One of the larger changes I made was to add a Unifi Cloud gateway gateway ultra.
Right away my biggest challenge is that it does not accurately list all of the client devices that it has given a DHCP lease to.
Has anyone else run into this issue?
I have some IP based security cameras that I have only been able to locate before by looking at my ISP’s dhcp lease list and find the IP.
So right now I have cameras on my network and I have to brute force lookup the IP of them to figure out where they are.
A more minor annoyance is that the network topology map is wrong and that ubiquity switches are not being mapped.

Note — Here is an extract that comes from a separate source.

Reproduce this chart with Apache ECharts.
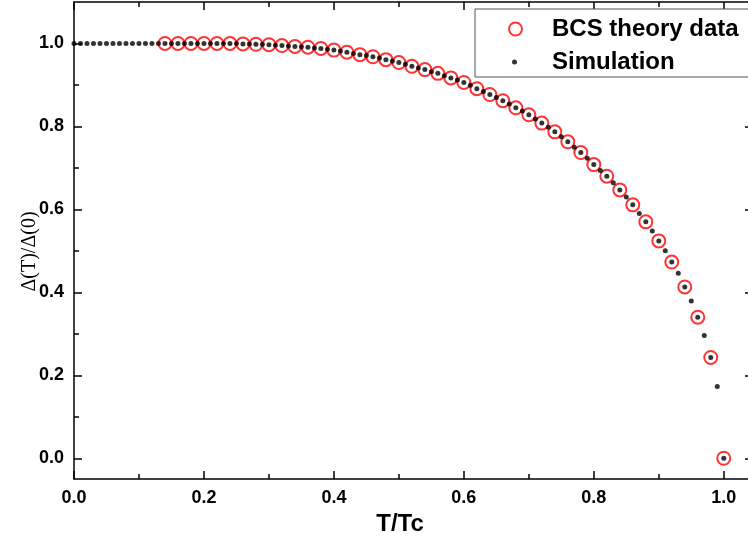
<!DOCTYPE html>
<html><head><meta charset="utf-8">
<script src="https://cdn.jsdelivr.net/npm/echarts@6.0.0/dist/echarts.min.js"></script>
<style>html,body{margin:0;padding:0;background:#fff}#c{width:748px;height:540px}</style>
</head><body><div id="c"></div>
<script>
// BCS theory data (T/Tc, Δ(T)/Δ(0))
const bcsT = [0.14,0.16,0.18,0.20,0.22,0.24,0.26,0.28,0.30,0.32,0.34,0.36,0.38,0.40,0.42,0.44,0.46,0.48,0.50,0.52,
  0.54,0.56,0.58,0.60,0.62,0.64,0.66,0.68,0.70,0.72,0.74,0.76,0.78,0.80,0.82,0.84,0.86,0.88,0.90,0.92,0.94,0.96,0.98,1.00];
const bcsGap = [1.000,1.000,1.000,1.000,1.000,1.000,0.999,0.998,0.997,0.995,0.993,0.991,0.988,0.984,0.979,0.973,0.968,0.961,0.954,0.945,
  0.937,0.928,0.917,0.906,0.891,0.877,0.862,0.845,0.828,0.808,0.787,0.763,0.737,0.708,0.680,0.647,0.611,0.570,0.524,0.473,0.413,0.340,0.243,0.000];
// Simulation
const simT = [0.00,0.01,0.02,0.03,0.04,0.05,0.06,0.07,0.08,0.09,0.10,0.11,0.12,0.13,0.14,0.15,0.16,0.17,0.18,0.19,
  0.20,0.21,0.22,0.23,0.24,0.25,0.26,0.27,0.28,0.29,0.30,0.31,0.32,0.33,0.34,0.35,0.36,0.37,0.38,0.39,
  0.40,0.41,0.42,0.43,0.44,0.45,0.46,0.47,0.48,0.49,0.50,0.51,0.52,0.53,0.54,0.55,0.56,0.57,0.58,0.59,
  0.60,0.61,0.62,0.63,0.64,0.65,0.66,0.67,0.68,0.69,0.70,0.71,0.72,0.73,0.74,0.75,0.76,0.77,0.78,0.79,
  0.80,0.81,0.82,0.83,0.84,0.85,0.86,0.87,0.88,0.89,0.90,0.91,0.92,0.93,0.94,0.95,0.96,0.97,0.98,0.99,1.00];
const simGap = [1.000,1.000,1.000,1.000,1.000,1.000,1.000,1.000,1.000,1.000,1.000,1.000,1.000,1.000,1.000,1.000,1.000,1.000,1.000,1.000,
  1.000,1.000,1.000,1.000,1.000,1.000,0.999,0.999,0.998,0.998,0.997,0.996,0.995,0.994,0.993,0.992,0.991,0.989,0.988,0.986,
  0.984,0.982,0.979,0.976,0.973,0.971,0.968,0.965,0.961,0.958,0.954,0.950,0.945,0.941,0.937,0.932,0.928,0.922,0.917,0.912,
  0.906,0.899,0.891,0.884,0.877,0.870,0.862,0.854,0.845,0.837,0.828,0.818,0.808,0.798,0.787,0.775,0.763,0.750,0.737,0.723,
  0.708,0.694,0.680,0.664,0.647,0.630,0.611,0.590,0.570,0.548,0.524,0.500,0.473,0.446,0.413,0.379,0.340,0.296,0.243,0.173,0.000];
const xMajorTicks = [0.0,0.2,0.4,0.6,0.8,1.0];
const xMinorTicks = [0.1,0.3,0.5,0.7,0.9];
const yMajorTicks = [0.0,0.2,0.4,0.6,0.8,1.0];
const yMinorTicks = [0.1,0.3,0.5,0.7,0.9];
const seriesNames = ['BCS theory data','Simulation'];
const xName = 'T/Tc';
const yName = 'Δ(T)/Δ(0)';

const X_MIN = 0, X_MAX = 1.045, Y_MIN = -0.05, Y_MAX = 1.1;
const LINE = {color:'#000', width:1.5};
const labelStyle = {fontFamily:'Liberation Sans', fontSize:18, fontWeight:'bold', color:'#000'};
const fmt = v => Number(v).toFixed(1);

function xAx(pos, ticks, len, showLine, showLabel, extra) {
  return Object.assign({
    type:'value', position:pos, min:X_MIN, max:X_MAX,
    axisLine:{show:showLine, onZero:false, lineStyle:LINE},
    axisTick:{show:true, inside:true, length:len, customValues:ticks, lineStyle:LINE},
    axisLabel:{show:showLabel, customValues:ticks, formatter:fmt, margin:10, ...labelStyle},
    splitLine:{show:false}, minorTick:{show:false}
  }, extra || {});
}
function yAx(pos, ticks, len, showLine, showLabel, extra) {
  return Object.assign({
    type:'value', position:pos, min:Y_MIN, max:Y_MAX,
    axisLine:{show:showLine, onZero:false, lineStyle:LINE},
    axisTick:{show:true, inside:true, length:len, customValues:ticks, lineStyle:LINE},
    axisLabel:{show:showLabel, customValues:ticks, formatter:fmt, margin:10, ...labelStyle},
    splitLine:{show:false}, minorTick:{show:false}
  }, extra || {});
}

const chart = echarts.init(document.getElementById('c'), null, {renderer:'canvas'});
const legendText = {fontFamily:'Liberation Sans', fontSize:24, fontWeight:'bold', color:'#000', lineHeight:24};
chart.setOption({
  animation:false,
  backgroundColor:'#fff',
  grid:{left:74, top:2, width:679, height:477, containLabel:false, outerBoundsMode:'none'},
  xAxis:[
    xAx('bottom', xMajorTicks, 8, true, true, {
      name:xName, nameLocation:'middle', nameGap:33, nameMoveOverlap:false,
      nameTextStyle:{fontFamily:'Liberation Sans', fontSize:24, fontWeight:'bold', color:'#000', padding:[0,27,0,0]}
    }),
    xAx('top', xMajorTicks, 8, true, false),
    xAx('bottom', xMinorTicks, 5, false, false),
    xAx('top', xMinorTicks, 5, false, false)
  ],
  yAxis:[
    yAx('left', yMajorTicks, 8, true, true, {
      name:yName, nameLocation:'middle', nameGap:34, nameMoveOverlap:false,
      nameTextStyle:{fontFamily:'Liberation Serif', fontSize:20, color:'#000', padding:[0,22,0,0]}
    }),
    yAx('right', yMajorTicks, 8, true, false),
    yAx('left', yMinorTicks, 5, false, false),
    yAx('right', yMinorTicks, 5, false, false)
  ],
  legend:[
    {data:[seriesNames[0]], orient:'vertical', left:475, top:9, padding:[8,12,36,33],
     itemWidth:13, itemHeight:13, borderColor:'#555', borderWidth:1, backgroundColor:'#fff',
     itemStyle:{borderWidth:2}, textStyle:Object.assign({padding:[0,0,0,25]}, legendText), selectedMode:false},
    {data:[seriesNames[1]], orient:'vertical', left:512, top:50, padding:0,
     itemWidth:5, itemHeight:5, textStyle:Object.assign({padding:[0,0,0,30]}, legendText), selectedMode:false}
  ],
  series:[
    {name:seriesNames[0], type:'scatter', xAxisIndex:0, yAxisIndex:0,
     data:bcsT.map((t,i)=>[t,bcsGap[i]]), symbol:'circle', symbolSize:13,
     itemStyle:{color:'rgba(255,255,255,0)', borderColor:'#ff0000', borderWidth:2}, z:2},
    {name:seriesNames[1], type:'scatter', xAxisIndex:0, yAxisIndex:0,
     data:simT.map((t,i)=>[t,simGap[i]]), symbol:'circle', symbolSize:5,
     itemStyle:{color:'#000'}, z:3}
  ]
});
</script></body></html>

The best solution would be to remove the ISP’s router from the equation. What ISP do you have? Where do you live? In places like Italy it’s trivial to change the router, not so much in France/others
It sounds like your ubiquity and your ISP router are on the same LAN segment, which is not a good config.
You should never have multiple DHCP servers configured unless you’re intentionally split braining your vlan (only ever done that for HA purposes and using half of the pool on each). Im pretty sure you need to have your ISP connected to your cloud gateway, and all of your gear connected to the ubiquity. Your ISP router should only see your ubiquity, and that’s likely a good part of the reason you can’t see all the DHCP leases on your ubiquity gear.
Were I in your position, I’d probably disconnect everything and slowly reconnect stuff one piece at a time until you trip over what’s causing your issue. I doubt this is the case, but you could also have another DHCP server running on something you forgot about causing issues. Seen that many times before when doing small business network overhauls.
Maybe I’m misinterpreting, but if your gateway from your ISP is also routing and handing out IPs, this is known as a double NAT and can cause all sorts of weird issues. If you’re going from your ISPs gateway to your own router, their device should be bridged so it acts like a static modem.